Good leaders practice leadership and effective collaboration when they listen and observe while taking notes and making appropriate adjustments to cues. Some of us do not emote as much as others, but we must make an effort. I have a tendency to not express empathy even though I do feel it inside. It is not a good habit, and with practice, I am improving. If you are like me, then make small steps to demonstrate to others that you care. This could be through writing cards, using caring words, demonstrating positive, empathetic actions, and other ways of expressing positive empathy. Just don't be facetious because anyone can see right through it and will respect you much less. Active listening involves reflecting new information before expressing personal views. It means to use verbal and nonverbal means to inform the speaker that you are paying attention.
Leaders must create a sense of shared understanding, where one shares necessary information with others, meaning peers as well as employees. So many times, leaders get caught up in their knowledge and feel it's essential to somehow hide it from others when it could be seen as a breach of trust. Unless you are working with the CIA, you do not have secret information that a clandestine operative has. You are likely working for one of the many great organizations this global economy has to offer. Sometimes it is indeed essential to protect confidential information; however, make sure you include that of your employees.

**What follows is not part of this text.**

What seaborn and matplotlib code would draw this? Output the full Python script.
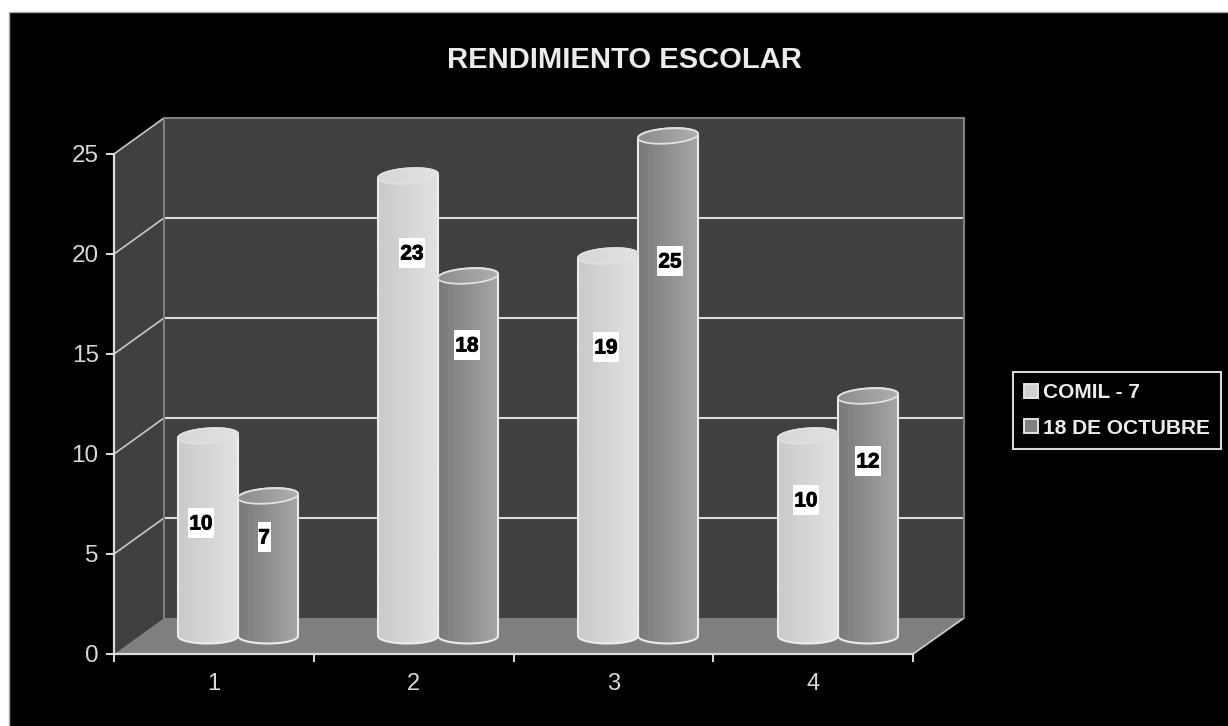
import numpy as np
import pandas as pd
import seaborn as sns
import matplotlib
matplotlib.use("Agg")
import matplotlib.pyplot as plt
import matplotlib.patheffects as pe
from matplotlib.patches import Polygon, Rectangle, Patch
from matplotlib.colors import LinearSegmentedColormap

# ---- data ----
categories = ["1", "2", "3", "4"]
comil_7 = [10, 23, 19, 10]
octubre_18 = [7, 18, 25, 12]
series_names = ["COMIL - 7", "18 DE OCTUBRE"]
title_text = "RENDIMIENTO ESCOLAR"
y_ticks = [0, 5, 10, 15, 20, 25]

# ---- layout (pixels) ----
W, H = 1228, 726
FRONT_L, FRONT_R, FRONT_B, FRONT_T = 114, 913, 654, 154
DX, DY = 50, 36
LABEL_POS = [(201, 523), (412, 253), (606, 347), (806, 500),
             (264, 537), (467, 345), (670, 261), (868, 461)]

sns.set_style("dark")
plt.rcParams["font.family"] = ["Liberation Sans", "DejaVu Sans"]

LINE = "#dcdcdc"
GREY = "#808080"
TXT = "#d8d8d8"

df = pd.DataFrame({
    "cat": categories * 2,
    "val": comil_7 + octubre_18,
    "serie": [series_names[0]] * 4 + [series_names[1]] * 4,
})

fig = plt.figure(figsize=(W / 100, H / 100), dpi=100, facecolor="white")


def box(l, r, b, t):
    return [l / W, 1 - b / H, (r - l) / W, (b - t) / H]


# background in pixel space
bg = fig.add_axes([0, 0, 1, 1], zorder=0)
bg.set_xlim(0, W)
bg.set_ylim(H, 0)
bg.axis("off")
bg.add_patch(Rectangle((9, 12), W, H, fc="black", ec="#a8a8a8", lw=1))
bg.add_patch(Polygon([(FRONT_L, FRONT_T), (FRONT_L + DX, FRONT_T - DY),
                      (FRONT_L + DX, FRONT_B - DY), (FRONT_L, FRONT_B)], fc="#404040", ec="none"))
bg.add_patch(Polygon([(FRONT_L, FRONT_B), (FRONT_R, FRONT_B),
                      (FRONT_R + DX + 1, FRONT_B - DY), (FRONT_L + DX, FRONT_B - DY)], fc="#7f7f7f", ec="none"))
unit = (FRONT_B - FRONT_T) / y_ticks[-1]
for v in y_ticks[1:]:
    y = FRONT_B - v * unit
    bg.plot([FRONT_L, FRONT_L + DX], [y, y - DY], color="#c8c8c8", lw=1.2)
bg.plot([FRONT_R, FRONT_R + DX + 1], [FRONT_B, FRONT_B - DY], color="#d0d0d0", lw=1.2)

# back wall
back = fig.add_axes(box(FRONT_L + DX, FRONT_R + DX + 1, FRONT_B - DY, FRONT_T - DY), zorder=1)
back.set_facecolor("#404040")
back.set_ylim(0, y_ticks[-1])
back.set_xlim(0, 1)
back.set_xticks([])
back.set_yticks(y_ticks[1:-1])
back.set_yticklabels([])
back.tick_params(left=False, length=0)
back.grid(axis="y", color=LINE, lw=1.5)
for name, sp in back.spines.items():
    sp.set_visible(name != "bottom")
    sp.set_color(GREY)
    sp.set_linewidth(1.5)

# front axes with the ticks
front = fig.add_axes(box(FRONT_L, FRONT_R, FRONT_B, FRONT_T), zorder=2)
front.patch.set_alpha(0)
front.set_xlim(-0.5, 3.5)
front.set_ylim(0, y_ticks[-1])
front.set_yticks(y_ticks)
front.set_xticks(range(len(categories)))
front.set_xticklabels(categories)
front.set_xticks(np.arange(-0.5, 4), minor=True)
front.tick_params(axis="y", left=True, length=6, width=1.4, color=LINE, labelcolor=TXT, labelsize=17.5, pad=5)
front.tick_params(axis="x", which="major", bottom=False, length=6, labelcolor=TXT, labelsize=17, pad=8)
front.tick_params(axis="x", which="minor", bottom=True, length=6, width=1.4, color=LINE)
front.grid(False)
for name, sp in front.spines.items():
    sp.set_visible(name in ("left", "bottom"))
    sp.set_color(LINE)
    sp.set_linewidth(1.6)

# bars, half the depth into the chart; the axes is a little taller than the value range
YLO, YHI = -1, y_ticks[-1] + 2
BASE = FRONT_B - DY / 2
bars = fig.add_axes(box(FRONT_L + DX / 2 - 1, FRONT_R + DX / 2,
                        BASE - YLO * unit, BASE - YHI * unit), zorder=3)
sns.barplot(data=df, x="cat", y="val", hue="serie", hue_order=series_names,
            palette=["#d6d6d6", "#909090"], width=0.6, gap=0, dodge=True, legend=False, ax=bars)
bars.axis("off")

RAMPS = [("#cbcbcb", "#e0e0e0", "#d6d6d6", "#e2e2e2"),
         ("#7b7b7b", "#a4a4a4", "#8e8e8e", "#adadad")]
EH = 7.5 / unit   # half height of the ellipse, in data units
SK = 2.0 / unit   # tilt of the top ellipse
t = np.linspace(0, 2 * np.pi, 73)
grad = np.linspace(0, 1, 200).reshape(1, -1)
for ramp, cont in zip(RAMPS, bars.containers):
    lo, hi, clo, chi = ramp
    cmap = LinearSegmentedColormap.from_list("body", [lo, hi], N=12)
    cmap_cap = LinearSegmentedColormap.from_list("cap", [clo, chi], N=12)
    for rect in cont:
        rect.set_visible(False)
        x0, w, h = rect.get_x(), rect.get_width(), rect.get_height()
        cx = x0 + w / 2
        tb = t[(t >= np.pi)]
        lower = np.c_[cx + w / 2 * np.cos(tb), EH * np.sin(tb)]
        top_e = np.c_[cx + w / 2 * np.cos(t), h + EH * np.sin(t) + SK * np.cos(t)]
        body = np.vstack([lower, top_e[:37]])
        poly = Polygon(body, closed=True, fc="none", ec="#ececec", lw=1.5, clip_on=False, zorder=5)
        bars.add_patch(poly)
        im = bars.imshow(grad, cmap=cmap, extent=(x0, x0 + w, -EH, h + EH + SK), aspect="auto", zorder=4)
        im.set_clip_path(poly)
        cap = Polygon(top_e, closed=True, fc="none", ec="#e0e0e0", lw=1.3, clip_on=False, zorder=7)
        bars.add_patch(cap)
        im2 = bars.imshow(grad, cmap=cmap_cap, extent=(x0, x0 + w, h - EH - SK, h + EH + SK), aspect="auto", zorder=6)
        im2.set_clip_path(cap)
bars.set_xlim(-0.5, 3.5)
bars.set_ylim(YLO, YHI)

# overlay: title, value tags, legend
over = fig.add_axes([0, 0, 1, 1], zorder=4)
over.set_xlim(0, W)
over.set_ylim(H, 0)
over.axis("off")
over.text(624, 60, title_text, ha="center", va="center", fontsize=21, fontweight="bold", color="#ececec")
values = comil_7 + octubre_18
for v, (x, y) in zip(values, LABEL_POS):
    bw = 26 if v >= 10 else 13
    over.add_patch(Rectangle((x - bw / 2, y - 15), bw, 30, fc="white", ec="none"))
    over.text(x, y + 1, str(v), ha="center", va="center", fontsize=15, fontweight="bold", color="black",
              path_effects=[pe.withStroke(linewidth=0.6, foreground="black")])

handles = [Patch(fc="#d0d0d0", ec="#e4e4e4", lw=1.4), Patch(fc="#808080", ec="#e4e4e4", lw=1.4)]
leg = over.legend(handles, series_names, loc="upper left",
                  bbox_to_anchor=(1013 / W, 1 - 372 / H), bbox_transform=fig.transFigure,
                  borderaxespad=0, frameon=True, fancybox=False, facecolor="black", edgecolor="#d8d8d8",
                  framealpha=1, handlelength=0.67, handleheight=0.67, handletextpad=0.22,
                  labelspacing=0.78, borderpad=0.55,
                  prop={"size": 15, "weight": "bold", "family": "Liberation Sans"}, labelcolor="#ececec")
leg.get_frame().set_linewidth(1.5)

fig.savefig("out.png", dpi=100, facecolor="white")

If you have plans, keep others at higher and lower elements informed and peers as well, especially if you are in a flat hierarchy so that everyone can adjust their strategies accordingly. Remember, if only you understand your thoughts and ideas, you will not communicate clearly and effectively. When I was in graduate school for organizational leadership, I was taught to UN-learn the writing methodology I was taught during my undergraduate studies. I had to learn that long words and jargon are actually hurtful as a leader. If I understand them and no one else does, then I will come across as pretentious, ineffective, and overall useless. As a leader, you are trying to communicate in a utilitarian manner to reach the highest amount of people. If you sense there is a potential for miscommunication, take corrective action, clarify, and use an appropriate means for communicating the message. If you feel like your message involves a lot of detail, then use an email to deliver it or a memo, then follow up with the person you're trying to communicate with to clarify. Do these things and you are well on your way to developing effective listening and leadership!
When you speak to whoever you are leading, you should state goals that energize others to adapt and act on them. That involves speaking with enthusiasm to maintain a listener's interest and involvement. Additionally, make appropriate eye contact when speaking, but do not staring unnecessarily and scare them. When making appropriate gestures, don't exaggerate them to seem comical, but also do not be afraid of using your hands. What about visual aids? You don't need to give a full-blown slideshow presentation every time you speak, but if you are sure you need to clarify what you are trying to say visually, then sure, do not be afraid of using any visual aid you feel is appropriate.
Always maintain awareness of communication customs due to different cultures and backgrounds. These can include expressions, actions, and behaviors while demonstrating respect for others. This is not easy because we may run into many misunderstandings and cultural clashes, but as a leader, you are always learning and always seeking to being informed. As we move into an ever globalized and intercultural business environment, it is crucial to be culturally sensitive towards and mindful of everyone we work with and serve.